• Exercise task: Return the entries below in their exact form, leaving the pictures out.

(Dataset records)
════

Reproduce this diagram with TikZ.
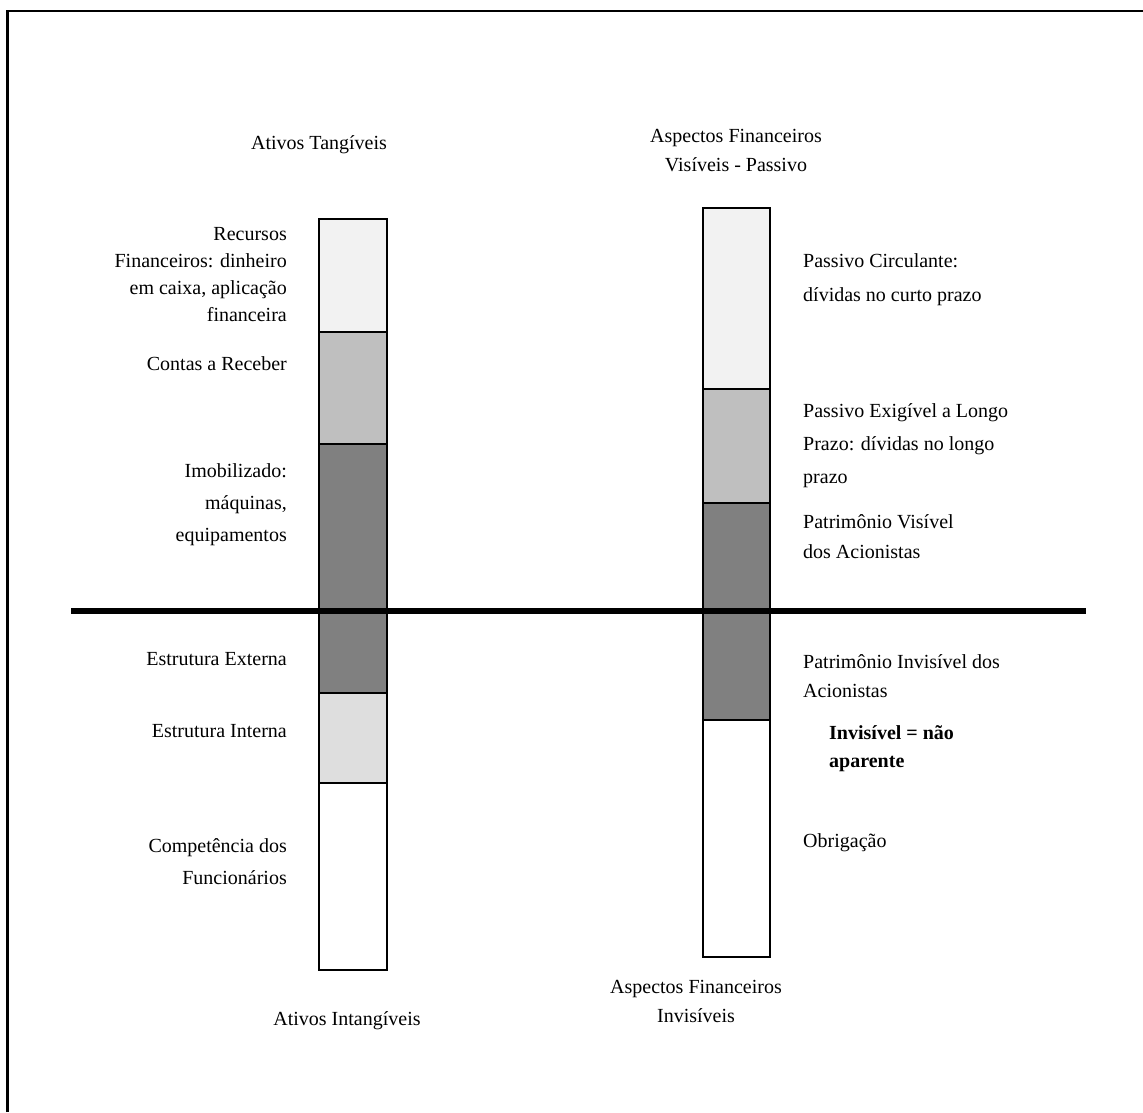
\documentclass[tikz,border=0pt]{standalone}
\usepackage{fontspec}
\setmainfont{Liberation Serif}
\begin{document}
\begin{tikzpicture}[x=1pt,y=-1pt,
  seg/.style={draw=black,line width=1.6pt},
  lbl/.style={inner sep=0pt,font=\fontsize{20}{31}\selectfont,align=center},
  lblr/.style={lbl,align=right,anchor=east},
  lbll/.style={lbl,align=left,anchor=west}]
\useasboundingbox (0,0) rectangle (1143,1112);
% partial frame
\draw[line width=2.2pt] (7.5,1112) -- (7.5,11) -- (1143,11);

% left column: tangible / intangible assets
\filldraw[seg,fill=black!5]  (319,219) rectangle (387,332);
\filldraw[seg,fill=black!25] (319,332) rectangle (387,444);
\filldraw[seg,fill=black!50] (319,444) rectangle (387,693);
\filldraw[seg,fill=black!13] (319,693) rectangle (387,783);
\filldraw[seg,fill=white]    (319,783) rectangle (387,970);

% right column: liabilities and equity
\filldraw[seg,fill=black!5]  (703,208) rectangle (770,389);
\filldraw[seg,fill=black!25] (703,389) rectangle (770,503);
\filldraw[seg,fill=black!50] (703,503) rectangle (770,720);
\filldraw[seg,fill=white]    (703,720) rectangle (770,957);

% visibility line
\coordinate (lineL) at (71,611);
\coordinate (lineR) at (1086,611);
\draw[line width=6pt] (lineL) -- (lineR);

% headings
\node[lbl] (tang) at (319,145) {Ativos Tangíveis};
\node[lbl,font=\fontsize{20}{29}\selectfont] (visp) at (736,151) {Aspectos Financeiros\\Visíveis - Passivo};
\node[lbl] (intang) at (347,1021) {Ativos Intangíveis};
\node[lbl,font=\fontsize{20}{29}\selectfont] (invf) at (696,1001) {Aspectos Financeiros\\Invisíveis};

% left labels
\node[lblr,font=\fontsize{20}{27}\selectfont] (rec) at (287,275) {Recursos\\Financeiros: dinheiro\\em caixa, aplicação\\financeira};
\node[lblr] (cr) at (287,364) {Contas a Receber};
\node[lblr,font=\fontsize{20}{32}\selectfont] (imo) at (287,505) {Imobilizado:\\máquinas,\\equipamentos};
\node[lblr] (ee) at (287,659) {Estrutura Externa};
\node[lblr] (ei) at (287,731) {Estrutura Interna};
\node[lblr,font=\fontsize{20}{32}\selectfont] (cf) at (287,862) {Competência dos\\Funcionários};

% right labels
\node[lbll,font=\fontsize{20}{34}\selectfont] (pc) at (803,280) {Passivo Circulante:\\dívidas no curto prazo};
\node[lbll,font=\fontsize{20}{33}\selectfont] (pe) at (803,446) {Passivo Exigível a Longo\\Prazo: dívidas no longo\\prazo};
\node[lbll,font=\fontsize{20}{30}\selectfont] (pv) at (803,537) {Patrimônio Visível\\dos Acionistas};
\node[lbll,font=\fontsize{20}{29}\selectfont] (pi) at (803,676) {Patrimônio Invisível dos\\Acionistas};
\node[lbll,font=\fontsize{20}{28}\selectfont\bfseries] (nap) at (829,749) {Invisível = não\\aparente};
\node[lbll] (obr) at (803,843) {Obrigação};
\end{tikzpicture}
\end{document}
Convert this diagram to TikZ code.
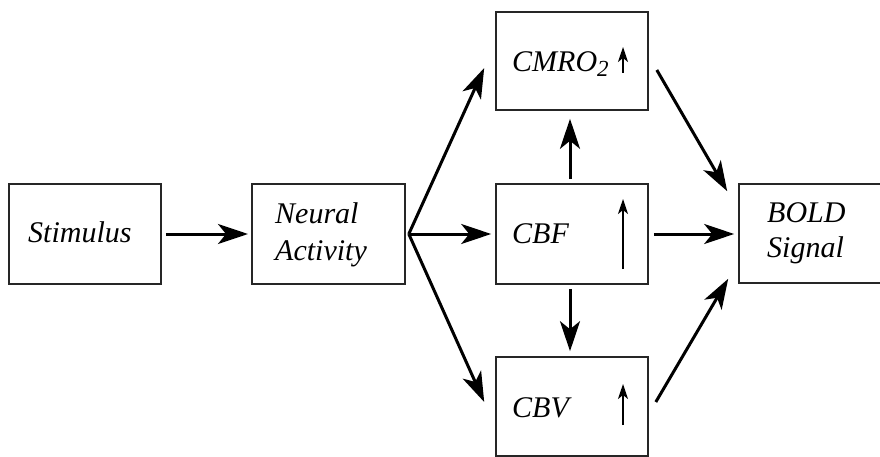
\documentclass[tikz,border=0pt]{standalone}
\usepackage{fontspec}
\setmainfont{Liberation Serif}
\usetikzlibrary{arrows.meta}
\begin{document}
\begin{tikzpicture}[x=1pt,y=-1pt,
  box/.style={draw=black!85, line width=1.6pt, minimum width=152pt, minimum height=100pt, inner sep=0pt},
  lbl/.style={anchor=base west, inner sep=0pt, font=\fontsize{30}{37}\selectfont\itshape, align=left},
  arr/.style={line width=3pt, -{Stealth[length=30pt,width=20pt,inset=8pt]}},
  rise/.style={line width=1.9pt, -{Stealth[length=15pt,width=10pt,inset=4pt]}}]
\useasboundingbox (0,0) rectangle (880,457);
\clip (0,0) rectangle (880,457);
\fill[white] (0,0) rectangle (880,457);

% boxes
\node[box] (stim) at (85,234) {};
\node[box, minimum width=153pt] (na) at (328.5,234) {};
\node[box, minimum height=98pt] (cmro) at (572,61) {};
\node[box] (cbf) at (572,234) {};
\node[box, minimum height=99pt] (cbv) at (572,406.5) {};
\node[box, minimum width=161pt, minimum height=99pt] (bold) at (819.5,233.5) {};

% labels (two-line labels are anchored on the baseline of their last line)
\node[lbl] (tstim) at (28,242) {Stimulus};
\node[lbl] (tna) at (275,260) {Neural\\Activity};
\node[lbl] (tcmro) at (512,72) {CMRO\raisebox{-0.3ex}{\fontsize{23}{23}\selectfont 2}};
\node[lbl] (tcbf) at (512,243) {CBF};
\node[lbl] (tcbv) at (512,417) {CBV};
\node[lbl, font=\fontsize{30}{35}\selectfont\itshape] (tbold) at (767,257) {BOLD\\Signal};

% small "increase" arrows inside the boxes
\coordinate (c1) at (623,73);
\coordinate (c2) at (623,47);
\draw[rise] (c1) -- (c2);
\coordinate (f1) at (623,269);
\coordinate (f2) at (623,199);
\draw[rise] (f1) -- (f2);
\coordinate (v1) at (623,425);
\coordinate (v2) at (623,384);
\draw[rise] (v1) -- (v2);

% main flow
\draw[arr, shorten <=4pt, shorten >=4pt] (stim.east) -- (na.east -| 252,0) ;
\coordinate (fan) at ([xshift=3pt]na.east);
\draw[arr] (fan) -- ([shift={(-11,7)}]cmro.west);
\draw[arr, shorten >=4pt] (fan) -- (cbf.west);
\draw[arr] (fan) -- ([shift={(-11,-4.5)}]cbv.west);

\draw[arr, shorten <=4pt, shorten >=8pt] ([xshift=-2pt]cbf.north) -- ([xshift=-2pt]cmro.south);
\draw[arr, shorten <=4pt, shorten >=5pt] ([xshift=-2pt]cbf.south) -- ([xshift=-2pt]cbv.north);

\draw[arr] ([shift={(8,9)}]cmro.east) -- ([shift={(-11,8)}]bold.north west);
\draw[arr, shorten <=5pt, shorten >=4pt] (cbf.east) -- (cbf.east -| bold.west);
\draw[arr] ([shift={(7,-4.5)}]cbv.east) -- ([shift={(-10,-5)}]bold.south west);
\end{tikzpicture}
\end{document}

════

• Response:
Reproduce this diagram with TikZ.
\documentclass[tikz,border=0pt]{standalone}
\usepackage{fontspec}
\setmainfont{Liberation Serif}
\begin{document}
\begin{tikzpicture}[x=1pt,y=-1pt,
  seg/.style={draw=black,line width=1.6pt},
  lbl/.style={inner sep=0pt,font=\fontsize{20}{31}\selectfont,align=center},
  lblr/.style={lbl,align=right,anchor=east},
  lbll/.style={lbl,align=left,anchor=west}]
\useasboundingbox (0,0) rectangle (1143,1112);
% partial frame
\draw[line width=2.2pt] (7.5,1112) -- (7.5,11) -- (1143,11);

% left column: tangible / intangible assets
\filldraw[seg,fill=black!5]  (319,219) rectangle (387,332);
\filldraw[seg,fill=black!25] (319,332) rectangle (387,444);
\filldraw[seg,fill=black!50] (319,444) rectangle (387,693);
\filldraw[seg,fill=black!13] (319,693) rectangle (387,783);
\filldraw[seg,fill=white]    (319,783) rectangle (387,970);

% right column: liabilities and equity
\filldraw[seg,fill=black!5]  (703,208) rectangle (770,389);
\filldraw[seg,fill=black!25] (703,389) rectangle (770,503);
\filldraw[seg,fill=black!50] (703,503) rectangle (770,720);
\filldraw[seg,fill=white]    (703,720) rectangle (770,957);

% visibility line
\coordinate (lineL) at (71,611);
\coordinate (lineR) at (1086,611);
\draw[line width=6pt] (lineL) -- (lineR);

% headings
\node[lbl] (tang) at (319,145) {Ativos Tangíveis};
\node[lbl,font=\fontsize{20}{29}\selectfont] (visp) at (736,151) {Aspectos Financeiros\\Visíveis - Passivo};
\node[lbl] (intang) at (347,1021) {Ativos Intangíveis};
\node[lbl,font=\fontsize{20}{29}\selectfont] (invf) at (696,1001) {Aspectos Financeiros\\Invisíveis};

% left labels
\node[lblr,font=\fontsize{20}{27}\selectfont] (rec) at (287,275) {Recursos\\Financeiros: dinheiro\\em caixa, aplicação\\financeira};
\node[lblr] (cr) at (287,364) {Contas a Receber};
\node[lblr,font=\fontsize{20}{32}\selectfont] (imo) at (287,505) {Imobilizado:\\máquinas,\\equipamentos};
\node[lblr] (ee) at (287,659) {Estrutura Externa};
\node[lblr] (ei) at (287,731) {Estrutura Interna};
\node[lblr,font=\fontsize{20}{32}\selectfont] (cf) at (287,862) {Competência dos\\Funcionários};

% right labels
\node[lbll,font=\fontsize{20}{34}\selectfont] (pc) at (803,280) {Passivo Circulante:\\dívidas no curto prazo};
\node[lbll,font=\fontsize{20}{33}\selectfont] (pe) at (803,446) {Passivo Exigível a Longo\\Prazo: dívidas no longo\\prazo};
\node[lbll,font=\fontsize{20}{30}\selectfont] (pv) at (803,537) {Patrimônio Visível\\dos Acionistas};
\node[lbll,font=\fontsize{20}{29}\selectfont] (pi) at (803,676) {Patrimônio Invisível dos\\Acionistas};
\node[lbll,font=\fontsize{20}{28}\selectfont\bfseries] (nap) at (829,749) {Invisível = não\\aparente};
\node[lbll] (obr) at (803,843) {Obrigação};
\end{tikzpicture}
\end{document}
Convert this diagram to TikZ code.
\documentclass[tikz,border=0pt]{standalone}
\usepackage{fontspec}
\setmainfont{Liberation Serif}
\usetikzlibrary{arrows.meta}
\begin{document}
\begin{tikzpicture}[x=1pt,y=-1pt,
  box/.style={draw=black!85, line width=1.6pt, minimum width=152pt, minimum height=100pt, inner sep=0pt},
  lbl/.style={anchor=base west, inner sep=0pt, font=\fontsize{30}{37}\selectfont\itshape, align=left},
  arr/.style={line width=3pt, -{Stealth[length=30pt,width=20pt,inset=8pt]}},
  rise/.style={line width=1.9pt, -{Stealth[length=15pt,width=10pt,inset=4pt]}}]
\useasboundingbox (0,0) rectangle (880,457);
\clip (0,0) rectangle (880,457);
\fill[white] (0,0) rectangle (880,457);

% boxes
\node[box] (stim) at (85,234) {};
\node[box, minimum width=153pt] (na) at (328.5,234) {};
\node[box, minimum height=98pt] (cmro) at (572,61) {};
\node[box] (cbf) at (572,234) {};
\node[box, minimum height=99pt] (cbv) at (572,406.5) {};
\node[box, minimum width=161pt, minimum height=99pt] (bold) at (819.5,233.5) {};

% labels (two-line labels are anchored on the baseline of their last line)
\node[lbl] (tstim) at (28,242) {Stimulus};
\node[lbl] (tna) at (275,260) {Neural\\Activity};
\node[lbl] (tcmro) at (512,72) {CMRO\raisebox{-0.3ex}{\fontsize{23}{23}\selectfont 2}};
\node[lbl] (tcbf) at (512,243) {CBF};
\node[lbl] (tcbv) at (512,417) {CBV};
\node[lbl, font=\fontsize{30}{35}\selectfont\itshape] (tbold) at (767,257) {BOLD\\Signal};

% small "increase" arrows inside the boxes
\coordinate (c1) at (623,73);
\coordinate (c2) at (623,47);
\draw[rise] (c1) -- (c2);
\coordinate (f1) at (623,269);
\coordinate (f2) at (623,199);
\draw[rise] (f1) -- (f2);
\coordinate (v1) at (623,425);
\coordinate (v2) at (623,384);
\draw[rise] (v1) -- (v2);

% main flow
\draw[arr, shorten <=4pt, shorten >=4pt] (stim.east) -- (na.east -| 252,0) ;
\coordinate (fan) at ([xshift=3pt]na.east);
\draw[arr] (fan) -- ([shift={(-11,7)}]cmro.west);
\draw[arr, shorten >=4pt] (fan) -- (cbf.west);
\draw[arr] (fan) -- ([shift={(-11,-4.5)}]cbv.west);

\draw[arr, shorten <=4pt, shorten >=8pt] ([xshift=-2pt]cbf.north) -- ([xshift=-2pt]cmro.south);
\draw[arr, shorten <=4pt, shorten >=5pt] ([xshift=-2pt]cbf.south) -- ([xshift=-2pt]cbv.north);

\draw[arr] ([shift={(8,9)}]cmro.east) -- ([shift={(-11,8)}]bold.north west);
\draw[arr, shorten <=5pt, shorten >=4pt] (cbf.east) -- (cbf.east -| bold.west);
\draw[arr] ([shift={(7,-4.5)}]cbv.east) -- ([shift={(-10,-5)}]bold.south west);
\end{tikzpicture}
\end{document}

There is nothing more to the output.